Брюс рассказал Лейни об ужасном месяце, в течение которого они пытались загнать назад чуму, после того как Джейни нечаянно выпустила этого джинна из бутылки и ужасная болезнь начала прокладывать свой путь по улицам Лондона. О том, как заболела Кэролайн, как, вернувшись назад во времени, они спасали ее древними средствами, найденными в доме на Чаринг-Кросс, как она потеряла палец на ноге и чувствительность в пальцах рук, о терзавшей ее тяжелой депрессии.
— Прежде чем сбежать, мы подожгли этот дом, — продолжал он. — У нас не было выбора; кто-то мог завладеть им, понятия не имея, что там скрыто. Когда Кэролайн стало лучше, мы отвезли ее в Брайтон, на побережье, для поправки здоровья; это было тяжелое для нее время.
Он рассказал о дневнике средневекового лекаря, который Джейни увезла в Соединенные Штаты.
— Она говорила, что знакома с чумой из первых рук, — заметила Лейни, — но не рассказывала никаких деталей. И неудивительно. Такая история!
— Не берусь судить ее, да сейчас и не время для этого. Если ее сын месяц назад имел контакт с бактерией, носителем которой была наша птица, мы должны немедленно ехать туда. — Брюс удрученно повесил голову. — Если ее мальчик умрет из-за чего-то, созданного мною, как мне жить с этим?
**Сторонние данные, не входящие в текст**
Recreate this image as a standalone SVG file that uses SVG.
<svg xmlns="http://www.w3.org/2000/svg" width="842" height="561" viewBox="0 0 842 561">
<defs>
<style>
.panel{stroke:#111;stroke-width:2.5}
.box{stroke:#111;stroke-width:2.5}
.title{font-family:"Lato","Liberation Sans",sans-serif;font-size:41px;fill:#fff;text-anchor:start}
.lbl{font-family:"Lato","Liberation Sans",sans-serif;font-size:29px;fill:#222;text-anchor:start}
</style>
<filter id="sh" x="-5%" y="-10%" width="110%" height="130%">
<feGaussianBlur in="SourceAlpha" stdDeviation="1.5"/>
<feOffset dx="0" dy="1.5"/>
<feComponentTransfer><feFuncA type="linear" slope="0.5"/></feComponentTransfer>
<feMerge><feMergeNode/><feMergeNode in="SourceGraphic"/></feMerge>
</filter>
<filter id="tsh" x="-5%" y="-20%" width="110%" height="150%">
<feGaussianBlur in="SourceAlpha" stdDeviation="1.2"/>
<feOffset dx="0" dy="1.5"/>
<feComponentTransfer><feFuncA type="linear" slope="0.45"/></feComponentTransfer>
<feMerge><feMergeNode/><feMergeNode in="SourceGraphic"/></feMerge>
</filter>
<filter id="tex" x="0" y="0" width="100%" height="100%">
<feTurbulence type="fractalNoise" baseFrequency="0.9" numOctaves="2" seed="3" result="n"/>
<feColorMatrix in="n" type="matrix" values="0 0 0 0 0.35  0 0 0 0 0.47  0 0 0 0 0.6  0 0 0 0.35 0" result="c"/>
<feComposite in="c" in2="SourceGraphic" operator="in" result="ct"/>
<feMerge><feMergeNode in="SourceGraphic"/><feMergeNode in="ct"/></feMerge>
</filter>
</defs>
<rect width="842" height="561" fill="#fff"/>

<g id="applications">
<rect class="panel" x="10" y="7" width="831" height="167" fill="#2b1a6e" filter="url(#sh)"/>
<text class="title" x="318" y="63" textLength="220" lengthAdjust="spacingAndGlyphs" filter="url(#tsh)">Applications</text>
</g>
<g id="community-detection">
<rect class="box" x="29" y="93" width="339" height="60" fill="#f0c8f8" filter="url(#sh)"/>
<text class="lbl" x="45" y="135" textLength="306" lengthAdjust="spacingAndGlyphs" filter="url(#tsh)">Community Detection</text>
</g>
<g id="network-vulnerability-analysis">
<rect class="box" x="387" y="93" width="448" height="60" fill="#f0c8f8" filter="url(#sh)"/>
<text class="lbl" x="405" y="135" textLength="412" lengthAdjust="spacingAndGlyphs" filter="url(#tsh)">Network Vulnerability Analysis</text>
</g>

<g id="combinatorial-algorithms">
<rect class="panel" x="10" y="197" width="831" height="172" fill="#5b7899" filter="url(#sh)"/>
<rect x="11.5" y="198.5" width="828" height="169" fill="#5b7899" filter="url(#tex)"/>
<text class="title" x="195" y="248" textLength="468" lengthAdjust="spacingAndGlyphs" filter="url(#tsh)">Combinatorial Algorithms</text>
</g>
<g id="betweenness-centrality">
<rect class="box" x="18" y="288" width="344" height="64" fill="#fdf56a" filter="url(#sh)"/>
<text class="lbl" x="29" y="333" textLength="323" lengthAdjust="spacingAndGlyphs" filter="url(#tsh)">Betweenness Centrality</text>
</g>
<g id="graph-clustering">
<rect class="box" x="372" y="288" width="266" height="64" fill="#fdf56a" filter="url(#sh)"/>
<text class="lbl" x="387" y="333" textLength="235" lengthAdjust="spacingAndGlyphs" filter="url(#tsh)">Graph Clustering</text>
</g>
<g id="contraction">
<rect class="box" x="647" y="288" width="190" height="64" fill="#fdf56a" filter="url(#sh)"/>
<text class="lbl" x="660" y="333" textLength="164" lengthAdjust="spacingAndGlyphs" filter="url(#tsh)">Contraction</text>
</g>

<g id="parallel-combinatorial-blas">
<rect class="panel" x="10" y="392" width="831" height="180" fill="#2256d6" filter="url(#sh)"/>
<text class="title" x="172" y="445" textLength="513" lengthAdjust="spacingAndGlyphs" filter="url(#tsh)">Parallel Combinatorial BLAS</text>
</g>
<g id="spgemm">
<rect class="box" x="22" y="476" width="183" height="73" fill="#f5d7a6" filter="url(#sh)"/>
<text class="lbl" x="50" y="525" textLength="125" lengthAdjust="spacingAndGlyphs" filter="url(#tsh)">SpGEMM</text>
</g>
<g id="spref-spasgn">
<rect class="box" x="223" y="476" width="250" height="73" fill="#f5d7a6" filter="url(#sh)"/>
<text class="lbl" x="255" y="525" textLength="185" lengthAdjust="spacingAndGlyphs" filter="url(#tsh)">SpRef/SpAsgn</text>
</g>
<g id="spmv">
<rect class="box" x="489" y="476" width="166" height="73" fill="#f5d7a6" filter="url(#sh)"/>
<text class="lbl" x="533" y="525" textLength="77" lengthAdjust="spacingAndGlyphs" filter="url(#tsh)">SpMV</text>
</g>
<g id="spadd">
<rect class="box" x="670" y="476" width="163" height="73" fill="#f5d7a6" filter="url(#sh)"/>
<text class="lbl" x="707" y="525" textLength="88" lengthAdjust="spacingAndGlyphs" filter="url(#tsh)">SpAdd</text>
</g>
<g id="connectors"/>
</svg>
— По этому поводу можете не беспокоиться — она убьет вас собственными руками. Вы не представляете, что этот мальчик значит для нее!
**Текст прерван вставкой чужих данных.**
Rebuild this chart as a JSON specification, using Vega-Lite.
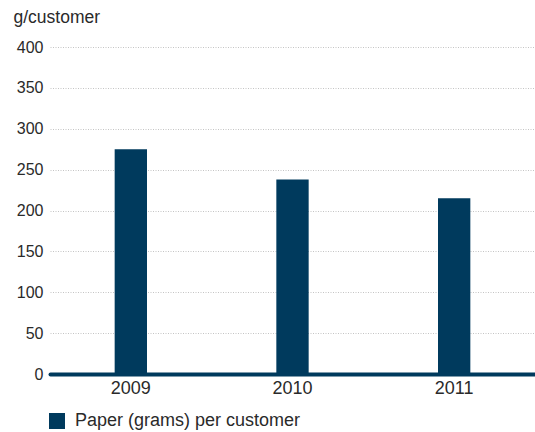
{
  "$schema": "https://vega.github.io/schema/vega-lite/v6.json",
  "width": 485,
  "height": 327,
  "autosize": {"type": "none"},
  "padding": {"left": 50, "top": 47, "right": 0, "bottom": 58},
  "background": "white",
  "config": {
    "view": {"stroke": null},
    "font": "Liberation Sans",
    "axis": {"labelFont": "Liberation Sans", "titleFont": "Liberation Sans"}
  },
  "data": {
    "values": [
      {"year": "2009", "value": 275, "series": "Paper (grams) per customer"},
      {"year": "2010", "value": 238, "series": "Paper (grams) per customer"},
      {"year": "2011", "value": 215, "series": "Paper (grams) per customer"}
    ]
  },
  "mark": {"type": "bar"},
  "encoding": {
    "x": {
      "field": "year",
      "type": "nominal",
      "scale": {"paddingInner": 0.8, "paddingOuter": 0.4},
      "axis": {
        "title": null,
        "labelAngle": 0,
        "labelFontSize": 18,
        "labelColor": "#2a2a2a",
        "labelPadding": 5,
        "ticks": false,
        "domainColor": "#003a5d",
        "domainWidth": 4,
        "domainCap": "round",
        "grid": false
      }
    },
    "y": {
      "field": "value",
      "type": "quantitative",
      "scale": {"domain": [0, 400]},
      "axis": {
        "title": "g/customer",
        "titleAngle": 0,
        "titleAlign": "left",
        "titleBaseline": "alphabetic",
        "titleX": -37,
        "titleY": -25,
        "titleFontSize": 17.5,
        "titleFontWeight": "normal",
        "titleColor": "#2a2a2a",
        "values": [0, 50, 100, 150, 200, 250, 300, 350, 400],
        "labelFontSize": 16,
        "labelColor": "#2a2a2a",
        "labelPadding": 7,
        "ticks": false,
        "domain": false,
        "grid": true,
        "gridColor": "#b5b5b5",
        "gridDash": [1, 1.5],
        "gridWidth": 0.8
      }
    },
    "color": {
      "field": "series",
      "type": "nominal",
      "scale": {"range": ["#003a5d"]},
      "legend": {
        "title": null,
        "orient": "none",
        "legendX": -2,
        "legendY": 365,
        "symbolType": "square",
        "symbolSize": 256,
        "symbolStrokeWidth": 0,
        "labelFontSize": 18,
        "labelLimit": 0,
        "labelOffset": 9,
        "labelColor": "#2a2a2a",
        "labelFont": "Liberation Sans"
      }
    }
  }
}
Брюс непонимающе посмотрел на Лейни.
— Алекс, — сказала она. — Сокращенно от…
Брюсу понадобилось несколько мгновений, чтобы уловить связь с Алехандро.
— Бог мой! Вы ведь это не серьезно?
— Очень даже серьезно.
Лейни рассказала, в пределах того, что ей было известно, как Алекс появился на свет. Потом она перешла к несчастному случаю с Томом, рассказала о том, что Джейни пришлось ампутировать ему ногу, и о том, как все эти события подействовали на нее.
Брюс, однако, разговор о Томе не поддержал; его, казалось, волновал лишь мальчик.
— Значит, он не их общий ребенок… фактически он ничей ребенок… Впрочем, вряд ли это имеет значение.
— Не думаю, что какая-нибудь мать обожает свое дитя так, как Джейни этого мальчика. Включая меня саму, хотя, поверьте, я люблю своего сына. Он все, что у меня осталось, из трех детей.
Брюс, казалось, углубился в свои мысли, и прошло немало времени, прежде чем он снова заговорил.
— У меня, знаете ли, уже возникала мысль, что это нечто… подобное; может, имплантат того или иного рода. Ведь у нее были перевязаны маточные трубы, и забеременеть обычным способом она никак не могла. Но такое… Бог мой! Просто ушам своим не верю.